In this system the input for the parser is not a simple list of words, but rather a word-graph: a directed, acyclic graph where the states are points in time, and the edges are labelled with word hypotheses and their corresponding probability. Thus, such word-graphs are acyclic weighted finite-state automata.
In certain approaches toward ill-formed input processing the desire to generalize from input strings to input finite-state automata is also clearly present. E.g., in [3] a framework for ill-formed input processing is described in which certain common errors are modelled as (weighted) finite-state transducers. The composition of an input sentence with these transducers produces a (weighted) finite state automaton which is then input for the parser.
The generalization from strings to weighted automata introduces essentially two complications. Firstly, we cannot use string indices anymore. Secondly we need to keep track of the probabilities of the words used in a certain derivation.
Parsing on the basis of a finite-state automaton can be seen as the computation of the intersection of that automaton with the grammar. It can be shown that if the definite-clause grammar is off-line parsable, and if the finite-state automaton is acyclic, then this computation can be guaranteed to terminate [7]. Moverover, existing techniques for parsing based on strings can be generalized easily by using the names of states in the automaton instead of the usual string indices.
In the head-corner parser, this leads to a change in the definition of the predicate between/4. Rather than a simple integer comparison, we now need to check that a derivation from P0 to P can be extended to a derivation from E0 to E by checking that there are paths in the word-graph from E0 to P0 and from P to E.

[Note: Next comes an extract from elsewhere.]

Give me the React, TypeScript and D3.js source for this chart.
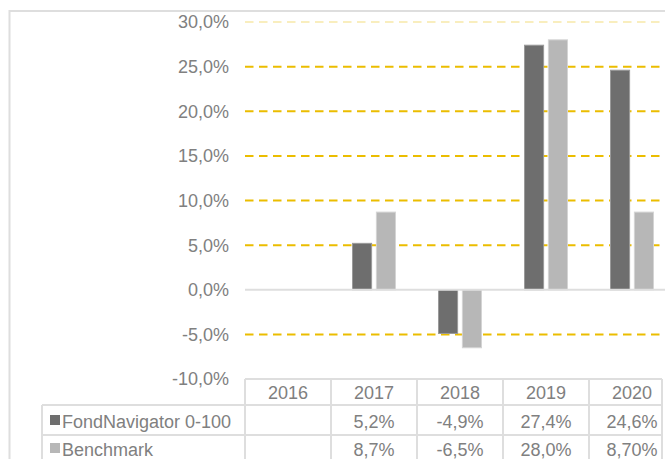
import React from "react";
import * as d3 from "d3";

const years = ["2016", "2017", "2018", "2019", "2020"];
const seriesNames = ["FondNavigator 0-100", "Benchmark"];
const fondValues: (number | null)[] = [null, 5.2, -4.9, 27.4, 24.6];
const benchValues: (number | null)[] = [null, 8.7, -6.5, 28.0, 8.7];
const fondLabels = ["", "5,2%", "-4,9%", "27,4%", "24,6%"];
const benchLabels = ["", "8,7%", "-6,5%", "28,0%", "8,70%"];
const yTicks = [-10, -5, 0, 5, 10, 15, 20, 25, 30];

const W = 665;
const H = 459;
const TEXT = "#808080";
const LINE = "#dedede";
const GOLD = "#ebbd00";
const colors = ["#6e6e6e", "#b7b7b7"];
const strokes = ["#9a9a9a", "#d4d4d4"];

export default function App() {
  const x = d3.scaleBand<string>().domain(years).range([245, 675]);
  const bw = x.bandwidth();
  const xi = d3
    .scaleBand<string>()
    .domain(seriesNames)
    .range([0, bw])
    .paddingInner(0.2)
    .paddingOuter(0.9);
  const y = d3.scaleLinear().domain([-10, 30]).range([379, 22]);
  const fmt = (v: number) =>
    d3.format(".1f")(v).replace(".", ",").replace("\u2212", "-") + "%";
  const series = [fondValues, benchValues];
  const rowLabels = [fondLabels, benchLabels];
  const font = "'Liberation Sans', Arial, sans-serif";
  const tableRight = 662;
  const rowTops = [379, 405, 435, 465];

  return (
    <div style={{ position: "absolute", left: 0, top: 0 }}>
      <svg width={W} height={H} style={{ display: "block", fontFamily: font }}>
        <rect x={0} y={0} width={W} height={H} fill="#fff" />
        {/* outer frame */}
        <line x1={9.5} y1={11} x2={W} y2={11} stroke={LINE} strokeWidth={2} />
        <line x1={9.5} y1={10} x2={9.5} y2={H} stroke={LINE} strokeWidth={2} />

        {/* gridlines */}
        {yTicks
          .filter((t) => t !== 0)
          .map((t) => (
            <line
              key={t}
              x1={245}
              x2={W}
              y1={y(t)}
              y2={y(t)}
              stroke={GOLD}
              strokeWidth={2}
              strokeDasharray="8.5,5.5"
              opacity={t === 30 || t === -10 ? 0.25 : 1}
            />
          ))}

        {/* y labels */}
        {yTicks.map((t) => (
          <text
            key={t}
            x={229}
            y={y(t)}
            dy="0.36em"
            textAnchor="end"
            fontSize={18}
            fill={TEXT}
          >
            {fmt(t)}
          </text>
        ))}

        {/* bars */}
        {series.map((vals, si) =>
          years.map((yr, i) => {
            const v = vals[i];
            if (v === null) return null;
            const x0 = (x(yr) as number) + (xi(seriesNames[si]) as number);
            const top = Math.min(y(v), y(0));
            const h = Math.abs(y(v) - y(0));
            return (
              <rect
                key={si + "-" + yr}
                x={x0}
                y={top}
                width={xi.bandwidth()}
                height={h}
                fill={colors[si]}
                stroke={strokes[si]}
                strokeWidth={1}
              />
            );
          })
        )}

        {/* zero line */}
        <line x1={245} x2={W} y1={y(0)} y2={y(0)} stroke={LINE} strokeWidth={2} />

        {/* table */}
        <rect x={245} y={rowTops[0]} width={tableRight - 245} height={H - rowTops[0] + 10} fill="#fff" />
        <rect x={42} y={rowTops[1]} width={245 - 42} height={H - rowTops[1] + 10} fill="#fff" />
        <line x1={245} x2={tableRight} y1={rowTops[0]} y2={rowTops[0]} stroke={LINE} strokeWidth={2} />
        <line x1={42} x2={tableRight} y1={rowTops[1]} y2={rowTops[1]} stroke={LINE} strokeWidth={2} />
        <line x1={42} x2={tableRight} y1={rowTops[2]} y2={rowTops[2]} stroke={LINE} strokeWidth={2} />
        <line x1={42} x2={42} y1={rowTops[1]} y2={H} stroke={LINE} strokeWidth={2} />
        {years.map((yr) => (
          <line
            key={"v" + yr}
            x1={x(yr) as number}
            x2={x(yr) as number}
            y1={rowTops[0]}
            y2={H}
            stroke={LINE}
            strokeWidth={2}
          />
        ))}
        <line x1={tableRight} x2={tableRight} y1={rowTops[0]} y2={H} stroke={LINE} strokeWidth={2} />

        {/* header */}
        {years.map((yr) => (
          <text
            key={"h" + yr}
            x={(x(yr) as number) + bw / 2}
            y={399}
            textAnchor="middle"
            fontSize={18}
            fill={TEXT}
          >
            {yr}
          </text>
        ))}

        {/* rows */}
        {seriesNames.map((name, si) => {
          const base = si === 0 ? 428 : 456;
          return (
            <g key={name}>
              <rect x={50} y={base - 13} width={10} height={10} fill={colors[si]} />
              <text x={62} y={base} fontSize={18} fill={TEXT}>
                {name}
              </text>
              {years.map((yr, i) => (
                <text
                  key={yr}
                  x={(x(yr) as number) + bw / 2}
                  y={base}
                  textAnchor="middle"
                  fontSize={18}
                  fill={TEXT}
                >
                  {rowLabels[si][i]}
                </text>
              ))}
            </g>
          );
        })}
      </svg>
    </div>
  );
}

The predicate between/4 is implemented using memo-ization as follows. It is assumed that state names are integers; to rule out cyclic word-graphs we also require that for all transitions from P0 to P it is the case that P0 < P. Transitions in the word-graph are represented by clauses of the form wordgraph:trans(P0,Sym,P,Score) which indicate that there is a transition from state P0 to P with symbol Sym and probability Score.